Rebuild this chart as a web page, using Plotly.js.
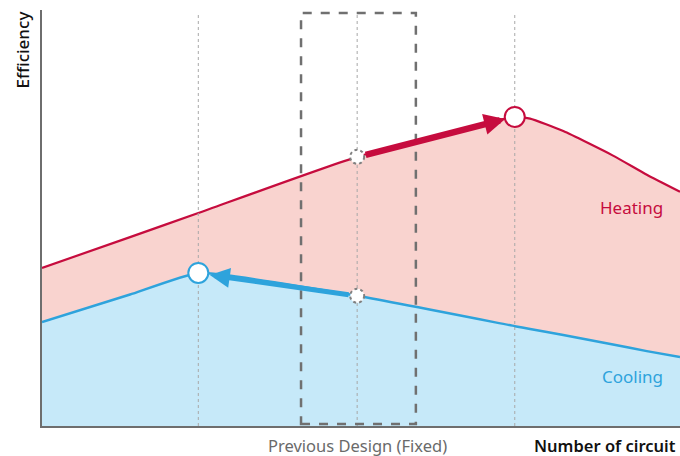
<!DOCTYPE html>
<html><head><meta charset="utf-8">
<script src="https://cdn.plot.ly/plotly-3.0.1.min.js"></script>
<style>html,body{margin:0;padding:0;background:#fff}#chart{width:680px;height:456px}</style>
</head><body><div id="chart"></div>
<script>
// Shared x positions (Number of circuit, arbitrary units 0..100)
const xs = [0, 13.8, 24.5, 49.4, 74.1, 76.5, 81.7, 89.5, 94.8, 100];
// Efficiency (arbitrary units 0..100)
const heating = [38.0, 45.4, 51.2, 64.7, 74.3, 73.9, 70.9, 65.0, 60.4, 56.3];
const cooling = [25.0, 31.6, 36.8, 31.3, 24.0, 23.3, 21.9, 19.6, 18.0, 16.6];
// Key design points
const prevX = 49.4;               // previous design (fixed)
const heatOptX = 74.1, heatOptY = 74.3;
const coolOptX = 24.5, coolOptY = 36.8;
const prevHeatY = 64.7, prevCoolY = 31.3;
const boxX = [40.6, 58.6];
const labels = {x: 'Number of circuit', y: 'Efficiency', prev: 'Previous Design (Fixed)', heat: 'Heating', cool: 'Cooling'};

const RED = '#c60c3e', BLUE = '#2ea3dc';
const FONT = 'Noto Sans, Open Sans, sans-serif';

const traces = [
  {x: xs, y: cooling, mode: 'lines', line: {color: BLUE, width: 2.5, shape: 'spline', smoothing: 0.4},
   fill: 'tozeroy', fillcolor: '#c6e9f9', hoverinfo: 'skip'},
  {x: xs, y: heating, mode: 'lines', line: {color: RED, width: 2.2, shape: 'spline', smoothing: 0.5},
   fill: 'tonexty', fillcolor: '#f9d3cf', hoverinfo: 'skip'}
];

const shapes = [];
[coolOptX, prevX, heatOptX].forEach(x => shapes.push({type: 'line', xref: 'x', yref: 'y', x0: x, x1: x, y0: 0, y1: 99.5,
  line: {color: '#a8a8a8', width: 1, dash: 'dot'}}));
shapes.push({type: 'rect', xref: 'x', yref: 'y', x0: boxX[0], x1: boxX[1], y0: 0.5, y1: 99.3,
  line: {color: '#707070', width: 2.5, dash: 'dash'}, fillcolor: 'rgba(0,0,0,0)'});
function circ(x, y, r, color, dash, w) {
  return {type: 'circle', xref: 'x', yref: 'y', xsizemode: 'pixel', ysizemode: 'pixel', xanchor: x, yanchor: y,
    x0: -r, x1: r, y0: -r, y1: r, fillcolor: '#ffffff', line: {color: color, width: w, dash: dash}};
}
shapes.push(circ(prevX, prevHeatY, 7, '#808080', 'dot', 2));
shapes.push(circ(prevX, prevCoolY, 7, '#808080', 'dot', 2));
shapes.push(circ(heatOptX, heatOptY, 10, RED, 'solid', 2));
shapes.push(circ(coolOptX, coolOptY, 10, BLUE, 'solid', 2));

const annotations = [
  {x: 72.6, y: 73.8, ax: 50.5, ay: 65.1, xref: 'x', yref: 'y', axref: 'x', ayref: 'y', text: '', showarrow: true,
   arrowhead: 2, arrowsize: 0.65, arrowwidth: 6.5, arrowcolor: RED, standoff: 0},
  {x: 26.3, y: 36.3, ax: 48.3, ay: 31.5, xref: 'x', yref: 'y', axref: 'x', ayref: 'y', text: '', showarrow: true,
   arrowhead: 2, arrowsize: 0.8, arrowwidth: 5, arrowcolor: BLUE, standoff: 0},
  {x: 97.6, y: 52.6, xref: 'x', yref: 'y', text: labels.heat, showarrow: false, xanchor: 'right', yanchor: 'middle',
   font: {family: FONT, size: 17, color: RED}},
  {x: 97.6, y: 11.8, xref: 'x', yref: 'y', text: labels.cool, showarrow: false, xanchor: 'right', yanchor: 'middle',
   font: {family: FONT, size: 17, color: BLUE}},
  {x: prevX, y: 0, xref: 'paper', yref: 'paper', yshift: -19, text: labels.prev, showarrow: false, xanchor: 'center', yanchor: 'middle',
   font: {family: FONT, size: 16.5, color: '#6a6a6a'}},
  {x: 1, y: 0, xref: 'paper', yref: 'paper', yshift: -19, xshift: -2, text: labels.x, showarrow: false, xanchor: 'right', yanchor: 'middle',
   font: {family: FONT, size: 16.5, color: '#111111', weight: 600}},
  {x: 0, y: 1, xref: 'paper', yref: 'paper', xshift: -20, yshift: 0, text: labels.y, showarrow: false, textangle: -90,
   xanchor: 'center', yanchor: 'top', font: {family: FONT, size: 17, color: '#111111', weight: 500}}
];
annotations[4].xref = 'x';

const layout = {
  width: 680, height: 456,
  margin: {l: 42, r: 0, t: 10, b: 30},
  paper_bgcolor: '#ffffff', plot_bgcolor: '#ffffff',
  showlegend: false,
  xaxis: {range: [0, 100], showgrid: false, zeroline: false, showticklabels: false, ticks: '',
          showline: true, linecolor: '#6e6e6e', linewidth: 2, fixedrange: true},
  yaxis: {range: [0, 100], showgrid: false, zeroline: false, showticklabels: false, ticks: '',
          showline: true, linecolor: '#6e6e6e', linewidth: 2, fixedrange: true},
  shapes: shapes,
  annotations: annotations
};
Plotly.newPlot('chart', traces, layout, {staticPlot: true, displayModeBar: false});
</script></body></html>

========================================

__TASK REQUIREMENTS__:
Return the listing above word for word, with the pictures removed.

__WRITTEN ANSWER__:
Rebuild this chart as a web page, using Plotly.js.
<!DOCTYPE html>
<html><head><meta charset="utf-8">
<script src="https://cdn.plot.ly/plotly-3.0.1.min.js"></script>
<style>html,body{margin:0;padding:0;background:#fff}#chart{width:680px;height:456px}</style>
</head><body><div id="chart"></div>
<script>
// Shared x positions (Number of circuit, arbitrary units 0..100)
const xs = [0, 13.8, 24.5, 49.4, 74.1, 76.5, 81.7, 89.5, 94.8, 100];
// Efficiency (arbitrary units 0..100)
const heating = [38.0, 45.4, 51.2, 64.7, 74.3, 73.9, 70.9, 65.0, 60.4, 56.3];
const cooling = [25.0, 31.6, 36.8, 31.3, 24.0, 23.3, 21.9, 19.6, 18.0, 16.6];
// Key design points
const prevX = 49.4;               // previous design (fixed)
const heatOptX = 74.1, heatOptY = 74.3;
const coolOptX = 24.5, coolOptY = 36.8;
const prevHeatY = 64.7, prevCoolY = 31.3;
const boxX = [40.6, 58.6];
const labels = {x: 'Number of circuit', y: 'Efficiency', prev: 'Previous Design (Fixed)', heat: 'Heating', cool: 'Cooling'};

const RED = '#c60c3e', BLUE = '#2ea3dc';
const FONT = 'Noto Sans, Open Sans, sans-serif';

const traces = [
  {x: xs, y: cooling, mode: 'lines', line: {color: BLUE, width: 2.5, shape: 'spline', smoothing: 0.4},
   fill: 'tozeroy', fillcolor: '#c6e9f9', hoverinfo: 'skip'},
  {x: xs, y: heating, mode: 'lines', line: {color: RED, width: 2.2, shape: 'spline', smoothing: 0.5},
   fill: 'tonexty', fillcolor: '#f9d3cf', hoverinfo: 'skip'}
];

const shapes = [];
[coolOptX, prevX, heatOptX].forEach(x => shapes.push({type: 'line', xref: 'x', yref: 'y', x0: x, x1: x, y0: 0, y1: 99.5,
  line: {color: '#a8a8a8', width: 1, dash: 'dot'}}));
shapes.push({type: 'rect', xref: 'x', yref: 'y', x0: boxX[0], x1: boxX[1], y0: 0.5, y1: 99.3,
  line: {color: '#707070', width: 2.5, dash: 'dash'}, fillcolor: 'rgba(0,0,0,0)'});
function circ(x, y, r, color, dash, w) {
  return {type: 'circle', xref: 'x', yref: 'y', xsizemode: 'pixel', ysizemode: 'pixel', xanchor: x, yanchor: y,
    x0: -r, x1: r, y0: -r, y1: r, fillcolor: '#ffffff', line: {color: color, width: w, dash: dash}};
}
shapes.push(circ(prevX, prevHeatY, 7, '#808080', 'dot', 2));
shapes.push(circ(prevX, prevCoolY, 7, '#808080', 'dot', 2));
shapes.push(circ(heatOptX, heatOptY, 10, RED, 'solid', 2));
shapes.push(circ(coolOptX, coolOptY, 10, BLUE, 'solid', 2));

const annotations = [
  {x: 72.6, y: 73.8, ax: 50.5, ay: 65.1, xref: 'x', yref: 'y', axref: 'x', ayref: 'y', text: '', showarrow: true,
   arrowhead: 2, arrowsize: 0.65, arrowwidth: 6.5, arrowcolor: RED, standoff: 0},
  {x: 26.3, y: 36.3, ax: 48.3, ay: 31.5, xref: 'x', yref: 'y', axref: 'x', ayref: 'y', text: '', showarrow: true,
   arrowhead: 2, arrowsize: 0.8, arrowwidth: 5, arrowcolor: BLUE, standoff: 0},
  {x: 97.6, y: 52.6, xref: 'x', yref: 'y', text: labels.heat, showarrow: false, xanchor: 'right', yanchor: 'middle',
   font: {family: FONT, size: 17, color: RED}},
  {x: 97.6, y: 11.8, xref: 'x', yref: 'y', text: labels.cool, showarrow: false, xanchor: 'right', yanchor: 'middle',
   font: {family: FONT, size: 17, color: BLUE}},
  {x: prevX, y: 0, xref: 'paper', yref: 'paper', yshift: -19, text: labels.prev, showarrow: false, xanchor: 'center', yanchor: 'middle',
   font: {family: FONT, size: 16.5, color: '#6a6a6a'}},
  {x: 1, y: 0, xref: 'paper', yref: 'paper', yshift: -19, xshift: -2, text: labels.x, showarrow: false, xanchor: 'right', yanchor: 'middle',
   font: {family: FONT, size: 16.5, color: '#111111', weight: 600}},
  {x: 0, y: 1, xref: 'paper', yref: 'paper', xshift: -20, yshift: 0, text: labels.y, showarrow: false, textangle: -90,
   xanchor: 'center', yanchor: 'top', font: {family: FONT, size: 17, color: '#111111', weight: 500}}
];
annotations[4].xref = 'x';

const layout = {
  width: 680, height: 456,
  margin: {l: 42, r: 0, t: 10, b: 30},
  paper_bgcolor: '#ffffff', plot_bgcolor: '#ffffff',
  showlegend: false,
  xaxis: {range: [0, 100], showgrid: false, zeroline: false, showticklabels: false, ticks: '',
          showline: true, linecolor: '#6e6e6e', linewidth: 2, fixedrange: true},
  yaxis: {range: [0, 100], showgrid: false, zeroline: false, showticklabels: false, ticks: '',
          showline: true, linecolor: '#6e6e6e', linewidth: 2, fixedrange: true},
  shapes: shapes,
  annotations: annotations
};
Plotly.newPlot('chart', traces, layout, {staticPlot: true, displayModeBar: false});
</script></body></html>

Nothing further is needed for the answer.